Since the query has completed, a percentage that is far above or far below can be safely taken as an indication of a large difference between the estimated and actual number of rows. Since bad estimates can often be a root cause of suboptimal plan choices and slow queries, this is very useful, and it’s definitely nice to have this very quick and easy way to find bad estimates.
Of course, you still do need to be aware of situations where the Estimated Number of Rows of an operator is mis-reported in the execution plan XML. But these are not in scope for this post.

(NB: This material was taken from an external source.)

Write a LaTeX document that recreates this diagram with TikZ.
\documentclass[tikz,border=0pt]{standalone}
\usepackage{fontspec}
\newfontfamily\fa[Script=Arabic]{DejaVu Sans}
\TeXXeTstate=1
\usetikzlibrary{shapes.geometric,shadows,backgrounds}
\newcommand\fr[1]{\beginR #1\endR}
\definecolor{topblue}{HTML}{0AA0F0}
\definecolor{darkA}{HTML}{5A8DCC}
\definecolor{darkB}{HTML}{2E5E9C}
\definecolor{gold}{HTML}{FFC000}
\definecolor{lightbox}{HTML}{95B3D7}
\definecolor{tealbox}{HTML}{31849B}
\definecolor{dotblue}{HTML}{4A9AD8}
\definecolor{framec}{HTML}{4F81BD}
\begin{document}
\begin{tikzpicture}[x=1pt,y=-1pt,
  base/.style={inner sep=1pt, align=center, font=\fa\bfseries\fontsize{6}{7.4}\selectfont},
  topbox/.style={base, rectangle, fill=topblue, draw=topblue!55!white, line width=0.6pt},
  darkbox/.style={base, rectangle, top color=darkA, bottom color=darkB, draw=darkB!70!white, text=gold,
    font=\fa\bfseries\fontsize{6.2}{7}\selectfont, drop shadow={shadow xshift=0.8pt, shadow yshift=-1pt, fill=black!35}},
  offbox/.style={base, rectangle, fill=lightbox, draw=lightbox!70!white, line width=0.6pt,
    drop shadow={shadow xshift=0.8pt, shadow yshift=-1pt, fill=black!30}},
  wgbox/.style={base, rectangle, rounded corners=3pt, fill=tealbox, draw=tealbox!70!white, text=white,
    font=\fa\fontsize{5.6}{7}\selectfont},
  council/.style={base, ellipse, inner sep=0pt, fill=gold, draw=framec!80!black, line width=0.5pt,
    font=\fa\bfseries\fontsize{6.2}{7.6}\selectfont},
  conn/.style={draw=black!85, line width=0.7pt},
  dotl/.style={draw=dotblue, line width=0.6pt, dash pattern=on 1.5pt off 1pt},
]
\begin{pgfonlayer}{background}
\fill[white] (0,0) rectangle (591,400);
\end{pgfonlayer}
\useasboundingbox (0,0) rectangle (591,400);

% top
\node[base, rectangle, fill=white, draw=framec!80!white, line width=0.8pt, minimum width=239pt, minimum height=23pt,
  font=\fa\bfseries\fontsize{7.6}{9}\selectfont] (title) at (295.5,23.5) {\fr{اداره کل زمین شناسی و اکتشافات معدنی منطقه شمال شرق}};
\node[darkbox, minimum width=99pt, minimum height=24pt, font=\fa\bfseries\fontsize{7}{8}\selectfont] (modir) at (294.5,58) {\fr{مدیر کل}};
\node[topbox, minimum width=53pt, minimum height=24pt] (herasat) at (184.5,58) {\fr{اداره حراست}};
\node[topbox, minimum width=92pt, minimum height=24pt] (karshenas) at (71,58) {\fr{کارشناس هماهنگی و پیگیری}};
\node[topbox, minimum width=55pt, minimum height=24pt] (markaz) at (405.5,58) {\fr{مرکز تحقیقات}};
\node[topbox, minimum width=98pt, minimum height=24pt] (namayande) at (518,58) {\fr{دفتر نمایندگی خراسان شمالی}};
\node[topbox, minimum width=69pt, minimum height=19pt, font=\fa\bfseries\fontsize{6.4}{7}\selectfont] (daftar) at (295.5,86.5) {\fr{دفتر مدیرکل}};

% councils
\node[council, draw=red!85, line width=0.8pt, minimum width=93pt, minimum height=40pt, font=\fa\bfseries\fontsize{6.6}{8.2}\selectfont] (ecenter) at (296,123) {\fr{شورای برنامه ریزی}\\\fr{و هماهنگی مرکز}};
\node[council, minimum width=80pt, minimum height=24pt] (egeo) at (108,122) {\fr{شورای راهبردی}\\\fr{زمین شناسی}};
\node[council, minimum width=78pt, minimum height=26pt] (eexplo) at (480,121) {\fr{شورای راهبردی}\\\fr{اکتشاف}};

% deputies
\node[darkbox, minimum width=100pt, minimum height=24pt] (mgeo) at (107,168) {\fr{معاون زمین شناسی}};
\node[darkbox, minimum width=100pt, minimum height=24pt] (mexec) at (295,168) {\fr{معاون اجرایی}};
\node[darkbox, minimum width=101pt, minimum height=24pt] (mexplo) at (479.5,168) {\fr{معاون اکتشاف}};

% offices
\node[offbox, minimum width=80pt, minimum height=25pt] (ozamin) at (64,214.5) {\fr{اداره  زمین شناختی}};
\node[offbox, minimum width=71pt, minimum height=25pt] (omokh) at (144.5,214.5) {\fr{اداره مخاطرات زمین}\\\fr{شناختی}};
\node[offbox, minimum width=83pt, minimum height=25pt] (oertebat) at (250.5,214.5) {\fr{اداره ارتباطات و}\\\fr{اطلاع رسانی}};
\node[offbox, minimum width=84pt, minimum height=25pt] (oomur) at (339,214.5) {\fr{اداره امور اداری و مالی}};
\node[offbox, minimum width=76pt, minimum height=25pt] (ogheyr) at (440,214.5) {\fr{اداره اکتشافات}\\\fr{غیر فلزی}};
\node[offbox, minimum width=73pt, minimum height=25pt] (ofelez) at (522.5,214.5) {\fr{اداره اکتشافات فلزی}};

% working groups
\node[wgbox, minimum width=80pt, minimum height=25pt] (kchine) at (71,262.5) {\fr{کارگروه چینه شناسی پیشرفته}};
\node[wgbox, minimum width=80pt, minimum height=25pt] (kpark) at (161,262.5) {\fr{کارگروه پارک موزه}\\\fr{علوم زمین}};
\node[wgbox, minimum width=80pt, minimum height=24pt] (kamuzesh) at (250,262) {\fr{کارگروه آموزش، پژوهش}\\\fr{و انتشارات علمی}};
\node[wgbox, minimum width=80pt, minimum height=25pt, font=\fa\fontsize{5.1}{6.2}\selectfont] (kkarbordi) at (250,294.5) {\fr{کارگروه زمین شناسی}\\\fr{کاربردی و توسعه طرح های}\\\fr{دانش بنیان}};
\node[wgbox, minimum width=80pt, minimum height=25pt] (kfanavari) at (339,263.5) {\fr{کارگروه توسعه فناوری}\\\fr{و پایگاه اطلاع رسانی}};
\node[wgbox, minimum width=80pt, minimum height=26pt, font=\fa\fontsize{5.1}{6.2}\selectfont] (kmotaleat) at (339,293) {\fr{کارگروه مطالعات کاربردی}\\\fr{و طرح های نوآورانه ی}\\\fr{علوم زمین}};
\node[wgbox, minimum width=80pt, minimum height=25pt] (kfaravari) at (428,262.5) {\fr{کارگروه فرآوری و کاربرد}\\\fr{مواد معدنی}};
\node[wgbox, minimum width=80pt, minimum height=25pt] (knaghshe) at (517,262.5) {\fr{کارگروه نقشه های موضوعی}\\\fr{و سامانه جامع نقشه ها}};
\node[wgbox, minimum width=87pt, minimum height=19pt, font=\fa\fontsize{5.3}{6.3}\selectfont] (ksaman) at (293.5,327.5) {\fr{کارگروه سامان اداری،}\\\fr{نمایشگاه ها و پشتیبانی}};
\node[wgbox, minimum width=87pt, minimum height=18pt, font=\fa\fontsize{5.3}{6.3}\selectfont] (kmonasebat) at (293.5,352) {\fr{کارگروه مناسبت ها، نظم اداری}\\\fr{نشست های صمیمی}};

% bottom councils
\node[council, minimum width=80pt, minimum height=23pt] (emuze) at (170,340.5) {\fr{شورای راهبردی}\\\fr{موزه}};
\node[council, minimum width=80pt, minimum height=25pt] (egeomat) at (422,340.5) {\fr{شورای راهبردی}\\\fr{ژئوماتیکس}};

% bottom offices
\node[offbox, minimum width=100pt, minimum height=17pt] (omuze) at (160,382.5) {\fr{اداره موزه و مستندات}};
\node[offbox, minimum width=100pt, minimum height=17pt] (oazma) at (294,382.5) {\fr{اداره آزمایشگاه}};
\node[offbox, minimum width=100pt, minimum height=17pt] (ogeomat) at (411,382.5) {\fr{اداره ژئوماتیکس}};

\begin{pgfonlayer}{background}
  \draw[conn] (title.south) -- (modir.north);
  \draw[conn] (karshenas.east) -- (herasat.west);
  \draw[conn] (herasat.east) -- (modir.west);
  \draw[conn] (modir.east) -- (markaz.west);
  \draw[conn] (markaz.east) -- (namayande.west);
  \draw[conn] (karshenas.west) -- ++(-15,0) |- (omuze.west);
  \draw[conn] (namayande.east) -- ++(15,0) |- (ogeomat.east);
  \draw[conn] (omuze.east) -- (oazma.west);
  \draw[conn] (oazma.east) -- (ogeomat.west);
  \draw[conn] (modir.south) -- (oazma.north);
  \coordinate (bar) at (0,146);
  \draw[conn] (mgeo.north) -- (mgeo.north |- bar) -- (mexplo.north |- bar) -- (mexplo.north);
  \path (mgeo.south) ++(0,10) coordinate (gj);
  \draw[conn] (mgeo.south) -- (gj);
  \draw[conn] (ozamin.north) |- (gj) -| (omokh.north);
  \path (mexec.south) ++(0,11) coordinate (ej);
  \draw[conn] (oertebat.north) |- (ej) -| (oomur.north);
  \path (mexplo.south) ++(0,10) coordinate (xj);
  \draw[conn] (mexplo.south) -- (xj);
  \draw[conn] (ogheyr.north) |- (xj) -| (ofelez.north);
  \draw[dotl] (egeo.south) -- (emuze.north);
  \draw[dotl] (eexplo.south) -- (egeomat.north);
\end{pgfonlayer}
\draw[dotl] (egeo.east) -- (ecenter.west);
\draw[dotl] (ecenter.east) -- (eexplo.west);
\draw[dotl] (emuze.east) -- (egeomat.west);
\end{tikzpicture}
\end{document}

Showing data as a percentage is useful, because it makes it very simple and easy for us humans to see the bigger picture. But we should never forget that these percentages are nothing more than the result of applying maths to the actual source data. If we don’t know what the source data is and what limitations and issues it has, then percentages become dangerous and misleading instruments.
The seventh video in the basic level of block 1 of the SQLServerFast Execution Plan Video Training explains this in detail. You can watch it for free, no strings attached. And you can watch the other six videos in this block as well. The more you know about execution plans, the more effective your query tuning will be!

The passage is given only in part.